Correspondance de Voltaire/1740/Lettre 1341

Correspondance de Voltaire/1740
Correspondance : année 1740GarnierŒuvres complètes de Voltaire, tome 35 (p. 504-505).

1341. — DE FRÉDÉRIC II, ROI DE PRUSSE.
Wesel, 5 septembre.

De votre passeport muni,
Et d’un certain petit mémoire,
S’en vint ici le sieur Hony[1],
En s’applaudissant de sa gloire.

Ah ! digne apôtre de Bacchus,
Ayez pitié de ma misère !

De votre vin je ne bois plus ;
J’ai la fièvre, c’est chose claire.

« Apollon, qui me fit ces vers,
Est dieu, dit-il, de médecine ;
Entendez ses charmants concerts,
Et sentez sa force divine. »

Je lus vos vers, je les relus ;
Mon âme en fut plus que ravie.
Heureux, dis-je, sont vos élus !
D’un mot vous leur rendez la vie.

Et le plaisir et la santé,
Que votre verve a su me rendre,
Et l’amour de l’humanité,
D’un saut me porteront en Flandre.

Enfin je verrai, dans huit jours,
Le dieu du Pinde et de Cvthère ;
Entre les Arts et les Amours,
Cent fois j’embrasserai Voltaire.

Partez, Hony, mon précurseur ;
Déjà mon esprit vous devance ;
L’intérêt est votre moteur ;
Le mien, c’est la reconnaissance.

J’attends le jour de demain comme étant l’arbitre de mon sort, la marque caractéristique de la fièvre ou de ma guérison.

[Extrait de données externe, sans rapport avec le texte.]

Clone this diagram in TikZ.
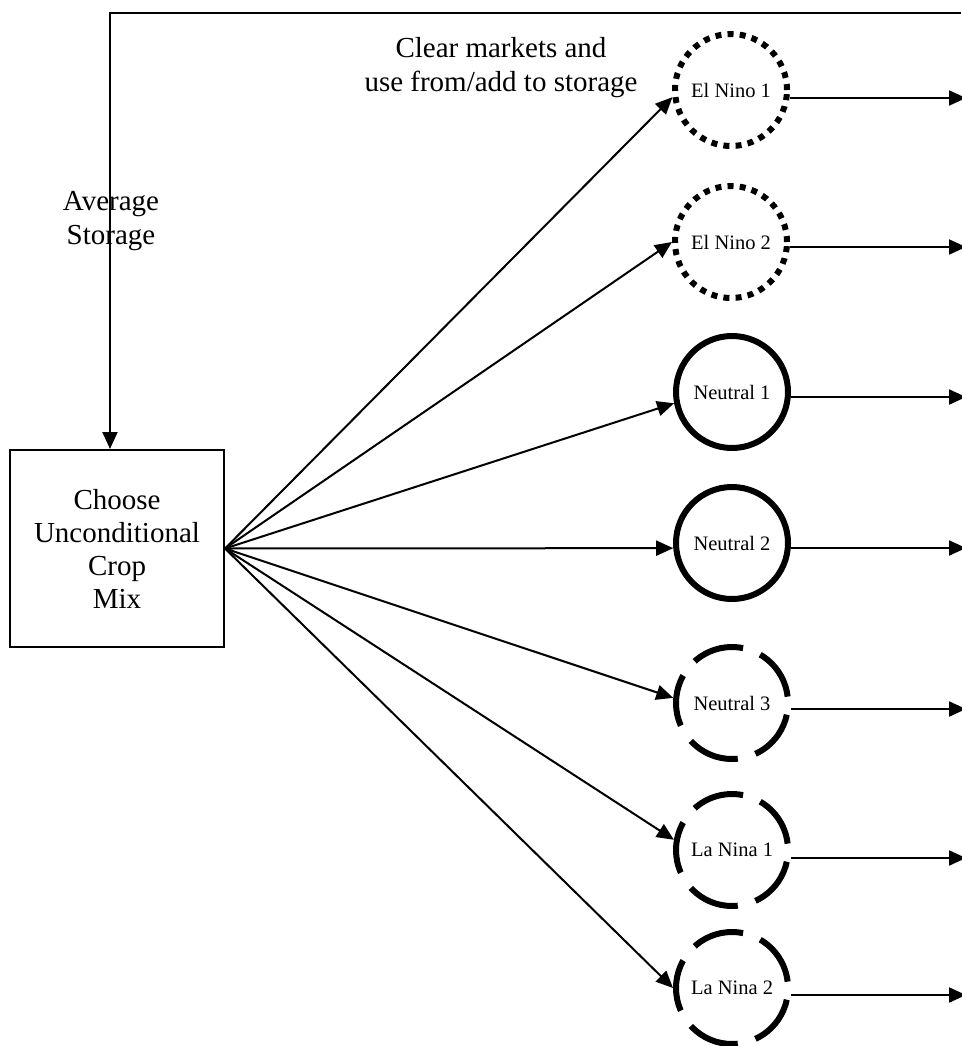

Si la fièvre ne revient plus, je serai mardi ( de demain en huit) à Anvers, où je me flatte du plaisir de vous voir avec la marquise. Ce sera le plus charmant jour de ma vie. Je crois que j’en mourrai ; mais du moins on ne peut choisir de genre de mort plus aimable.

Adieu, mon cher Voltaire ; je vous embrasse mille fois.

Fédéric.

  1. Cette lettre, commençant par sept stances, est la réponse à sept autres
    stances qui sont dans le tome VII, à la date du 26 août 1740, et dont Voltaire
    avait chargé le marchand de vin Hony, nommé dans la lettre 1759.